Positive reinforcement, withholding the reward, or even 
denying access to a reinforcer, is so easy!
This actually takes less time, and the behaviors are more reliable 
than when trained with compulsion or ‘force’.   
Compulsion methods often result in a dog that develops 
‘learned helplessness’ (or shutting down).   
The dog ends up saying, “Unless you do it for me, I just can’t.” 

With positive reinforcement, you don’t get the stress licking, the pinned ears, and the low tail wag.   
I’m not saying that the dog has zero stress, they do.   
Just like any other animal that’s trying to figure out the answer, it is stressful.   
They just react differently because they don’t fear the outcome if they get it ‘wrong’.  
You also get better 'generalized' behaviors with shaping.

Some of the behaviors you can get from shaping are truly amazing.   
A few of my favorites are Cougar sitting on the edge of a suitcase; Mad’s back up shuffle;
Seeker’s backing up onto a wall, into a hand stand.  

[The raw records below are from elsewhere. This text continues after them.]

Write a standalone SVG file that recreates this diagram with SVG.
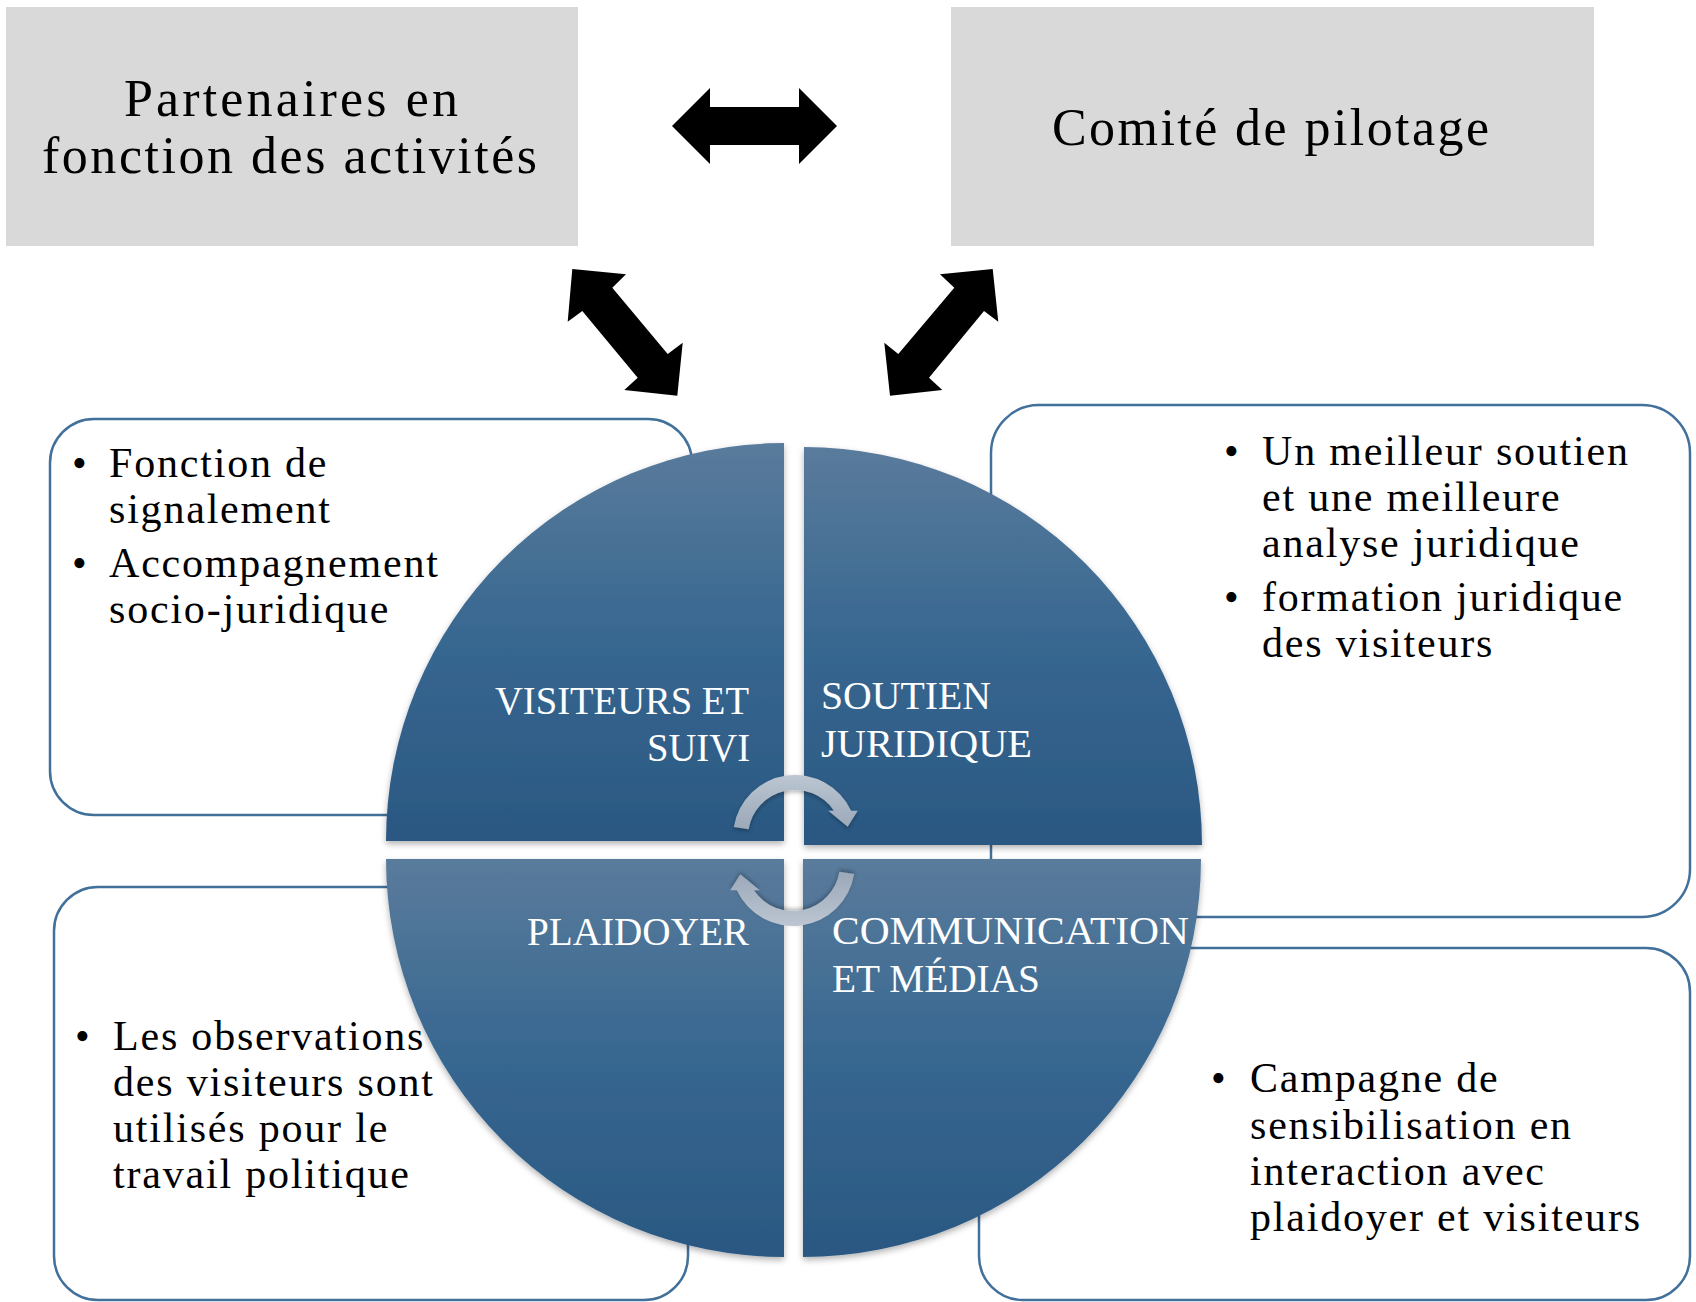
<svg xmlns="http://www.w3.org/2000/svg" width="1696" height="1302" viewBox="0 0 1696 1302">
<style>
.gray{fill:#d9d9d9}
.title{font-family:"Liberation Serif","Times New Roman",serif;font-size:52px;fill:#000}
.box{fill:#fff;stroke:#41709b;stroke-width:2.5}
.bt{font-family:"Liberation Serif","Times New Roman",serif;font-size:42px;letter-spacing:1.8px;fill:#000}
.pie{filter:url(#sh)}
.lbl{font-family:"Liberation Serif","Times New Roman",serif;font-size:40px;fill:#fff}
.arr{fill:#000}
.carr{fill:url(#cg);filter:url(#sh2)}
</style>
<defs>
<linearGradient id="qg" x1="0" y1="0" x2="0" y2="1">
<stop offset="0" stop-color="#5a7b9c"/>
<stop offset="0.5" stop-color="#376790"/>
<stop offset="1" stop-color="#2a5882"/>
</linearGradient>
<linearGradient id="cg" x1="0" y1="0" x2="0" y2="1">
<stop offset="0" stop-color="#bcc6d2"/>
<stop offset="1" stop-color="#9ba8b8"/>
</linearGradient>
<filter id="sh" x="-10%" y="-10%" width="120%" height="120%">
<feDropShadow dx="0" dy="3" stdDeviation="3" flood-color="#000" flood-opacity="0.3"/>
</filter>
<filter id="sh2" x="-20%" y="-20%" width="140%" height="140%">
<feDropShadow dx="0" dy="2" stdDeviation="2" flood-color="#000" flood-opacity="0.3"/>
</filter>
<path id="circArrow" d="M-61.17,-10.12 A62,62 0 0 1 56.15,-26.3 L62.7,-26.3 L52.7,-10.3 L33.3,-26.3 L38.95,-26.3 A47,47 0 0 0 -46.37,-7.68 Z"/>
</defs>
<rect width="1696" height="1302" fill="#fff"/>

<g id="partenaires">
<rect class="gray" x="6" y="7" width="572" height="239"/>
<text class="title" x="124" y="116" textLength="334" lengthAdjust="spacing">Partenaires en</text>
<text class="title" x="42" y="173" textLength="495" lengthAdjust="spacing">fonction des activités</text>
</g>

<g id="comite">
<rect class="gray" x="951" y="7" width="643" height="239"/>
<text class="title" x="1052" y="145" textLength="437" lengthAdjust="spacing">Comité de pilotage</text>
</g>

<g id="box-visiteurs">
<rect class="box" x="50" y="419" width="642" height="396" rx="44" ry="44"/>
<text class="bt" x="72" y="477">•</text>
<text class="bt" x="109" y="477">Fonction de</text>
<text class="bt" x="109" y="523">signalement</text>
<text class="bt" x="72" y="577">•</text>
<text class="bt" x="109" y="577">Accompagnement</text>
<text class="bt" x="109" y="623">socio-juridique</text>
</g>

<g id="box-soutien">
<rect class="box" x="991" y="405" width="699" height="512" rx="48" ry="48"/>
<text class="bt" x="1224" y="465">•</text>
<text class="bt" x="1262" y="465">Un meilleur soutien</text>
<text class="bt" x="1262" y="511">et une meilleure</text>
<text class="bt" x="1262" y="557">analyse juridique</text>
<text class="bt" x="1224" y="611">•</text>
<text class="bt" x="1262" y="611">formation juridique</text>
<text class="bt" x="1262" y="657">des visiteurs</text>
</g>

<g id="box-plaidoyer">
<rect class="box" x="54" y="887" width="634" height="413" rx="44" ry="44"/>
<text class="bt" x="75" y="1050">•</text>
<text class="bt" x="113" y="1050">Les observations</text>
<text class="bt" x="113" y="1096">des visiteurs sont</text>
<text class="bt" x="113" y="1142">utilisés pour le</text>
<text class="bt" x="113" y="1188">travail politique</text>
</g>

<g id="box-communication">
<rect class="box" x="979" y="948" width="711" height="352" rx="44" ry="44"/>
<text class="bt" x="1211" y="1092">•</text>
<text class="bt" x="1250" y="1092">Campagne de</text>
<text class="bt" x="1250" y="1139">sensibilisation en</text>
<text class="bt" x="1250" y="1185">interaction avec</text>
<text class="bt" x="1250" y="1231">plaidoyer et visiteurs</text>
</g>

<g id="connectors">
<polygon class="arr" points="672,126 710,88 710,107 799,107 799,88 837,126 799,164 799,145 710,145 710,164"/>
<polygon class="arr" points="572.3,269 626,274.3 612.3,287.7 667.7,354 682.7,342.7 677.3,395.7 624.3,390 637.7,377.7 582.3,311 567.7,321.7"/>
<polygon class="arr" points="992.7,269 940,274.3 954.3,287.7 898.3,354 884.3,342.7 890,395.7 942.3,390 929,377.7 984,311 998.3,321.7"/>
</g>

<g id="q-visiteurs">
<path class="pie" fill="url(#qg)" d="M784,841 L386,841 A398,398 0 0 1 784,443 Z"/>
<text class="lbl" x="495" y="714" textLength="254" lengthAdjust="spacingAndGlyphs">VISITEURS ET</text>
<text class="lbl" x="647" y="761" textLength="103" lengthAdjust="spacingAndGlyphs">SUIVI</text>
</g>
<g id="q-soutien">
<path class="pie" fill="url(#qg)" d="M804,845 L804,447 A398,398 0 0 1 1202,845 Z"/>
<text class="lbl" x="821" y="709" textLength="170" lengthAdjust="spacingAndGlyphs">SOUTIEN</text>
<text class="lbl" x="821" y="757" textLength="211" lengthAdjust="spacingAndGlyphs">JURIDIQUE</text>
</g>
<g id="q-plaidoyer">
<path class="pie" fill="url(#qg)" d="M784,859 L784,1257 A398,398 0 0 1 386,859 Z"/>
<text class="lbl" x="527" y="945" textLength="222" lengthAdjust="spacingAndGlyphs">PLAIDOYER</text>
</g>
<g id="q-communication">
<path class="pie" fill="url(#qg)" d="M803,859 L1201,859 A398,398 0 0 1 803,1257 Z"/>
<text class="lbl" x="832" y="944" textLength="357" lengthAdjust="spacingAndGlyphs">COMMUNICATION</text>
<text class="lbl" x="832" y="992" textLength="208" lengthAdjust="spacingAndGlyphs">ET MÉDIAS</text>
</g>

<g id="cycle-arrows">
<use href="#circArrow" class="carr" transform="translate(795,837)"/>
<use href="#circArrow" class="carr" transform="translate(793,864) rotate(180)"/>
</g>
</svg>
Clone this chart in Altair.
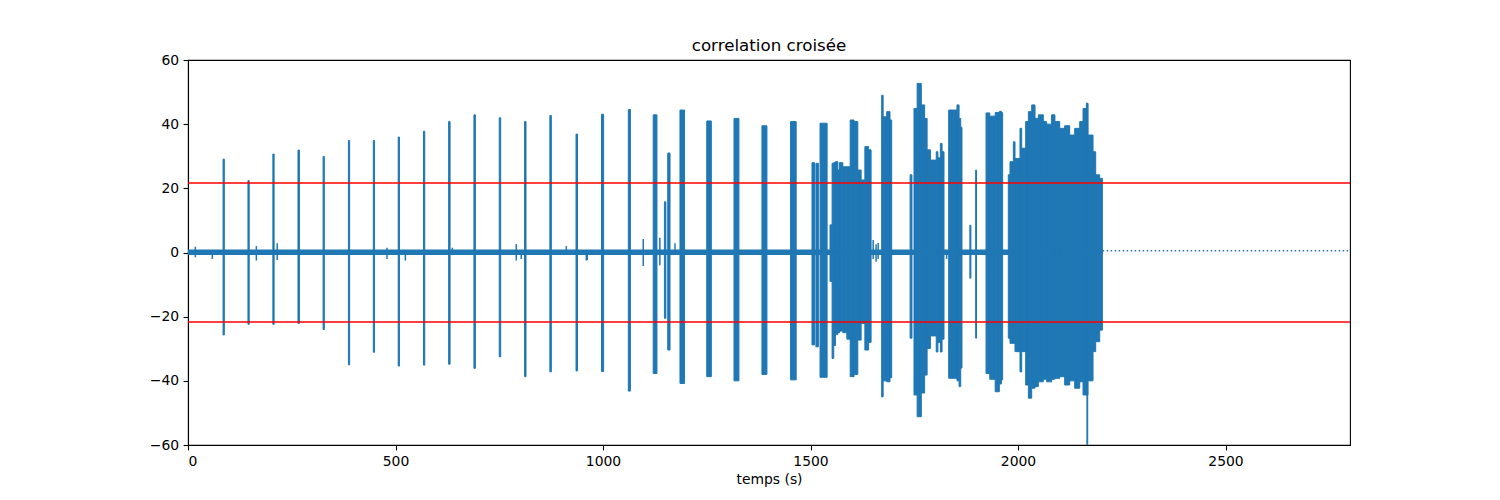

If you can get these, why not others? 

"I’m just saying…………"

Thanks to those brilliant trainers (Susan Garrett and Silvia Trkman) 
for helping me ‘think outside, (or inside) the box’!!   
You ladies ROCK!!

Monday, August 1, 2011

I Solemnly Swear That I’m Up To No Good

Chasing Ducks, Chickens or Turkeys.
(Guess who's NO longer OFF leash!)
This is SO Naughty!! 

I took a bucket of toys out to play with.
She dumped the toys out and took off with the bucket!

Got the bucket back, so she took off with a toy!

Filled the bucket with water to drink.
She promptly EMPTIED IT!
No, she's NOT drinking!

Took everyone out to swim at a local beach. 
It's close enough to a road that I left Nettle on a flexi.
See picture number ONE with the ducks?
I might be dumb, but I'm NOT STUPID!
Nettle also loves EVERYONE, 
so, I'm sure some of the sun bathers would NOT
appreciate a PWD puppy covered in sand on their abdomen!

Nettle's favorite pass time is pulling Seeker's tail.
Someday, maybe?, he'll tell her to stop it!
Right now, she doesn't believe he will.